CHAPTER XIII.
LIGHTING STREETS.
At the present moment the question of lighting streets by electricity is gaining so much attention, that it must necessarily be first considered in connection with the subject of lighting streets: but to enter fully into all the details and comparative merits of electricity and gas as applied to street lighting would entail more space than can be afforded in this work. It may however be of some use, even under the present state of uncertainty, if I attempt to condense as much information upon this necessary part of a surveyor’s duty into as small a compass as possible. Nor must it be forgotten that electric lighting will not easily be adapted in old cities and towns, where, in addition to the main streets being narrow and crooked, there are few large open spaces suitable for intense lights, and there are numerous small courts and alleys which require lighting, and this for a long time to come will probably be effected with gas.[112]
Section 161 of the Public Health Act 1875 enacts as follows:
“Any urban authority may contract with any person for the supply of gas or other means of lighting the streets, markets, and public buildings in their district, and may provide such lamps, lamp-posts and other materials and apparatus as they may think necessary for lighting the same. . . .” (38 and 39 Vic. c. 55, s. 161.)
I do not propose to entertain the question of lighting where the gas works are the property of the corporation, but only to give information that may be of use where a contract has to be entered into between the corporation and a company. These contracts are based nearly always upon the length of time at which the public lamps are to be kept lighted, and may be summarised as follows:
(1.) The public lamps are lighted from sunset to sunrise every night throughout the year; this averages 12 hours per diem, or about 4000 hours per annum.

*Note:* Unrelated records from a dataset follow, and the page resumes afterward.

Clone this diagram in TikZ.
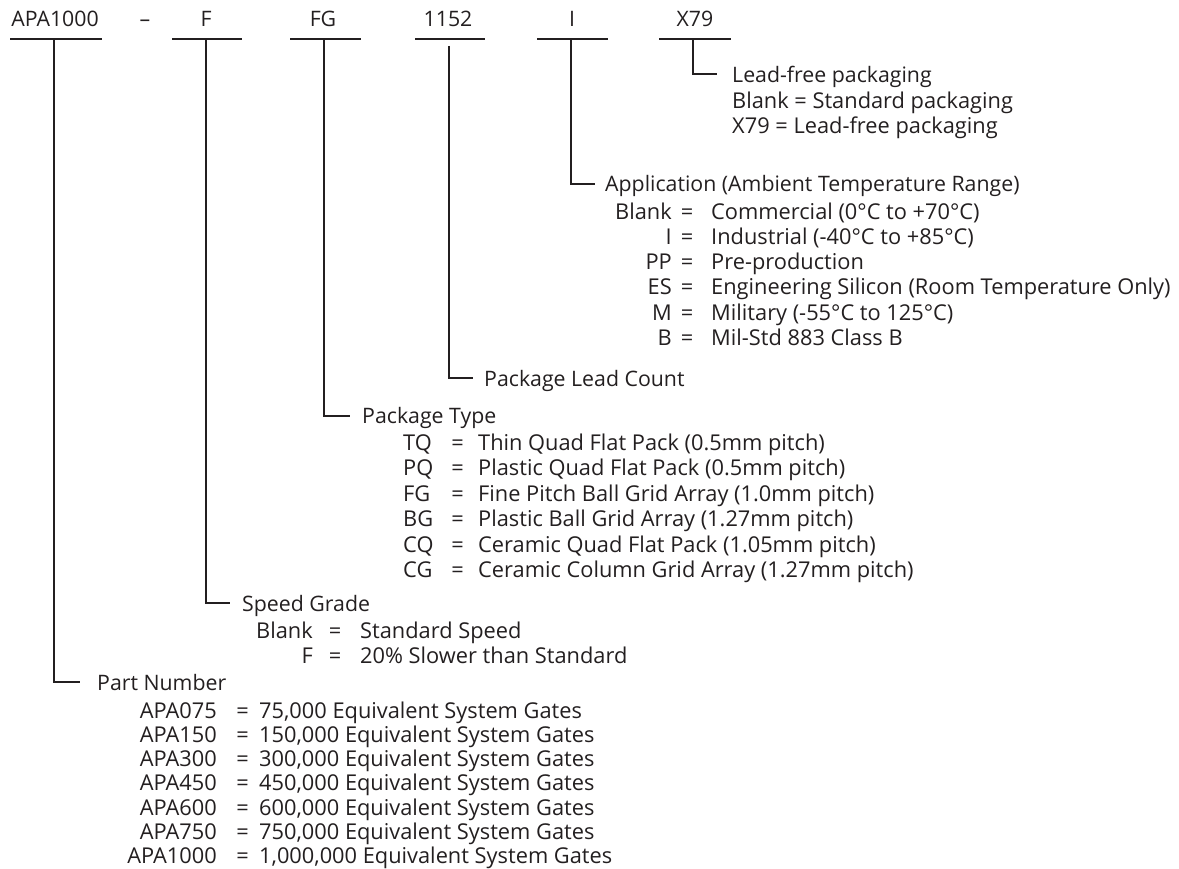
\documentclass[tikz,border=0pt]{standalone}
\usepackage{fontspec}
\setmainfont{Open Sans}
\definecolor{ink}{HTML}{231F20}
\newcommand\fs{\fontsize{21.3}{25}\selectfont}
\newcommand\fr{\fontsize{21.8}{25}\selectfont}
\begin{document}
\begin{tikzpicture}[x=1pt,y=-1pt,
  lbl/.style={font=\fs, text=ink, inner sep=0pt, anchor=base},
  row/.style={lbl, font=\fr},
  code/.style={row, anchor=base east},
  eqs/.style={row, anchor=base},
  desc/.style={row, anchor=base west},
  head/.style={lbl, anchor=base west},
  ln/.style={line width=2.1pt, draw=ink}]
\useasboundingbox (0,0) rectangle (1179,869);

% ---- top labels ----
\node[lbl] (tA) at (55,27) {APA1000};
\node[lbl] (tD) at (145,27) {–};
\node[lbl] (tF) at (206,27) {F};
\node[lbl] (tFG) at (323,27) {FG};
\node[lbl] (tN) at (448,27) {1152};
\node[lbl] (tI) at (572,27) {I};
\node[lbl] (tX) at (695,27) {X79};

% rules
\coordinate (A-l) at (10,39);  \coordinate (A-r) at (102,39); \coordinate (A-s) at (54,39);
\coordinate (F-l) at (172,39); \coordinate (F-r) at (242,39); \coordinate (F-s) at (206,39);
\coordinate (G-l) at (290,39); \coordinate (G-r) at (361,39); \coordinate (G-s) at (324,39);
\coordinate (N-l) at (415,39); \coordinate (N-r) at (485,39); \coordinate (N-s) at (449,46);
\coordinate (I-l) at (537,39); \coordinate (I-r) at (608,39); \coordinate (I-s) at (571,39);
\coordinate (X-l) at (659,39); \coordinate (X-r) at (731,39); \coordinate (X-s) at (693,39);
\foreach \k in {A,F,G,N,I,X} \draw[ln] (\k-l) -- (\k-r);

% elbow ends
\coordinate (X-e) at (717,74);
\coordinate (I-e) at (595,184);
\coordinate (N-e) at (473,378);
\coordinate (G-e) at (350,416);
\coordinate (F-e) at (230,603);
\coordinate (A-e) at (80,682);
\foreach \k in {A,F,G,N,I,X} \draw[ln] (\k-s) |- (\k-e);

% ---- X79 ----
\node[head] (hX) at (732,83) {Lead-free packaging};
\node[desc] (hX1) at (732,109) {Blank = Standard packaging};
\node[desc] (hX2) at (732,134) {X79 = Lead-free packaging};

% ---- Application ----
\node[head] (hI) at (605,192) {Application (Ambient Temperature Range)};
\foreach \c/\d [count=\i from 0] in {
  Blank/{Commercial (0°C to +70°C)},
  I/{Industrial (-40°C to +85°C)},
  PP/{Pre-production},
  ES/{Engineering Silicon (Room Temperature Only)},
  M/{Military (-55°C to 125°C)},
  B/{Mil-Std 883 Class B}}{
  \pgfmathsetmacro\yy{220+25*\i}
  \node[code] (ic\i) at (672,\yy) {\c};
  \node[eqs] (ie\i) at (687,\yy) {=};
  \node[desc] (id\i) at (711,\yy) {\d};
}

% ---- Package lead count ----
\node[head] (hN) at (484,386) {Package Lead Count};

% ---- Package type ----
\node[head] (hG) at (362,423) {Package Type};
\foreach \c/\d [count=\i from 0] in {
  TQ/{Thin Quad Flat Pack (0.5mm pitch)},
  PQ/{Plastic Quad Flat Pack (0.5mm pitch)},
  FG/{Fine Pitch Ball Grid Array (1.0mm pitch)},
  BG/{Plastic Ball Grid Array (1.27mm pitch)},
  CQ/{Ceramic Quad Flat Pack (1.05mm pitch)},
  CG/{Ceramic Column Grid Array (1.27mm pitch)}}{
  \pgfmathsetmacro\yy{450+25.5*\i}
  \node[row, anchor=base west] (gc\i) at (403,\yy) {\c};
  \node[eqs] (ge\i) at (457.5,\yy) {=};
  \node[desc] (gd\i) at (478,\yy) {\d};
}

% ---- Speed grade ----
\node[head] (hF) at (242,611) {Speed Grade};
\node[code] (fc0) at (313,638) {Blank};
\node[eqs] (fe0) at (335,638) {=};
\node[desc] (fd0) at (360,638) {Standard Speed};
\node[code] (fc1) at (313,663) {F};
\node[eqs] (fe1) at (335,663) {=};
\node[desc] (fd1) at (360,663) {20\% Slower than Standard};

% ---- Part number ----
\node[head] (hA) at (97,690) {Part Number};
\foreach \c/\d [count=\i from 0] in {
  APA075/{75,000 Equivalent System Gates},
  APA150/{150,000 Equivalent System Gates},
  APA300/{300,000 Equivalent System Gates},
  APA450/{450,000 Equivalent System Gates},
  APA600/{600,000 Equivalent System Gates},
  APA750/{750,000 Equivalent System Gates},
  APA1000/{1,000,000 Equivalent System Gates}}{
  \pgfmathsetmacro\yy{718+24.3*\i}
  \node[code] (ac\i) at (217,\yy) {\c};
  \node[eqs] (ae\i) at (242.5,\yy) {=};
  \node[desc] (ad\i) at (259,\yy) {\d};
}
\end{tikzpicture}
\end{document}
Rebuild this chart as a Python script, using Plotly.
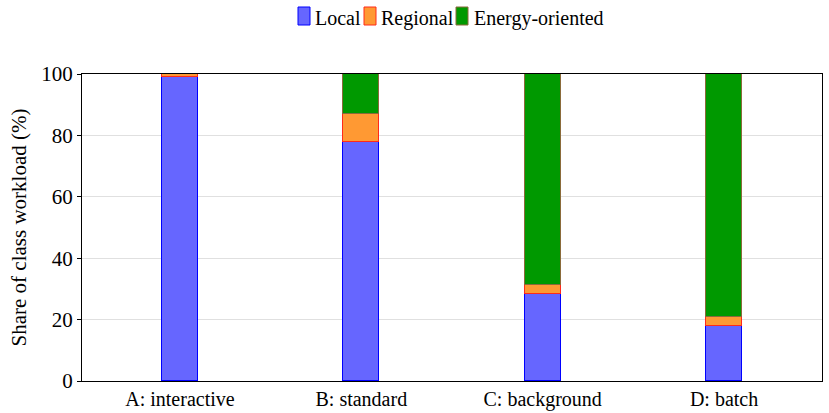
import plotly.graph_objects as go

categories = ["A: interactive", "B: standard", "C: background", "D: batch"]
local = [99.0, 78.0, 28.5, 18.0]
regional = [1.0, 9.0, 2.8, 3.0]
energy = [None, 13.0, 68.7, 79.0]

series = [
    ("Local", local, "#6666ff", "#0000ff"),
    ("Regional", regional, "#ff9933", "#ff2a1a"),
    ("Energy-oriented", energy, "#009900", "#8a6a3a"),
]

W, H = 829, 413
ML, MR, MT, MB = 82, 7, 74, 32
PW, PH = W - ML - MR, H - MT - MB

def px_x(px):
    return (px - ML) / PW

def px_y(py):
    return (H - MB - py) / PH

fig = go.Figure()
for name, vals, fill, edge in series:
    fig.add_trace(go.Bar(
        name=name, x=categories, y=vals, width=0.2, showlegend=False,
        marker=dict(color=fill, line=dict(color=edge, width=1)),
    ))

# custom legend (boxes + labels) above the plot
legend_items = [(298, 314), (364, 380), (456, 473)]
for (bx, tx), (name, _, fill, edge) in zip(legend_items, series):
    fig.add_shape(type="rect", xref="paper", yref="paper",
                  x0=px_x(bx), x1=px_x(bx + 12), y0=px_y(25), y1=px_y(7),
                  fillcolor=fill, line=dict(color=edge, width=1))
    fig.add_annotation(text=name, xref="paper", yref="paper", x=px_x(tx), y=px_y(18.5),
                       xanchor="left", yanchor="middle", showarrow=False,
                       font=dict(size=20), xshift=-1)

font_family = "Liberation Serif, Times New Roman, serif"
fig.update_layout(
    barmode="stack",
    width=W, height=H,
    margin=dict(l=ML, r=MR, t=MT, b=MB),
    plot_bgcolor="white", paper_bgcolor="white",
    font=dict(family=font_family, size=20, color="black"),
    showlegend=False,
    xaxis=dict(range=[-0.54, 3.54], showline=True, linecolor="black", linewidth=1,
               mirror=True, ticks="", showgrid=False, tickfont=dict(size=20),
               automargin=False),
    yaxis=dict(range=[0, 100], dtick=20, showline=True, linecolor="black", linewidth=1,
               mirror=True, ticks="outside", ticklen=4, tickcolor="black",
               showgrid=True, gridcolor="#e0e0e0", gridwidth=1, zeroline=False,
               title=dict(text="Share of class workload (%)", font=dict(size=21), standoff=8),
               tickfont=dict(size=21), automargin=False),
    bargap=0,
)

fig.write_html("out.html")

(2.) The public lamps are not lighted on the nights of full moon, nor for two or three nights before and after this period; the rest of the year they are lighted at sunset.
(3.) Similar to the preceding, except that the public lamps are not lighted during the five nights of full moon, the night after they are lighted for one hour and extinguished on the rising of the moon; this lighting increases from night to night about three quarters of an hour until the moon has entirely disappeared, when the lamps are lighted during the whole of the night for five consecutive nights. Then again on the appearance of the new moon the lamps are extinguished the first night for about an hour that the moon is visible, and this extension increases nightly about three quarters of an hour according as the moon appears until the period of full moon, the intention being to profit by every hour of the moon’s light.
By this arrangement the lighting is about 2000 hours per annum, instead of 4000 hours, when it is continued throughout the night during the whole of the year.
(4.) Sometimes, in addition to the foregoing, the lamps are not lighted at all during the summer months.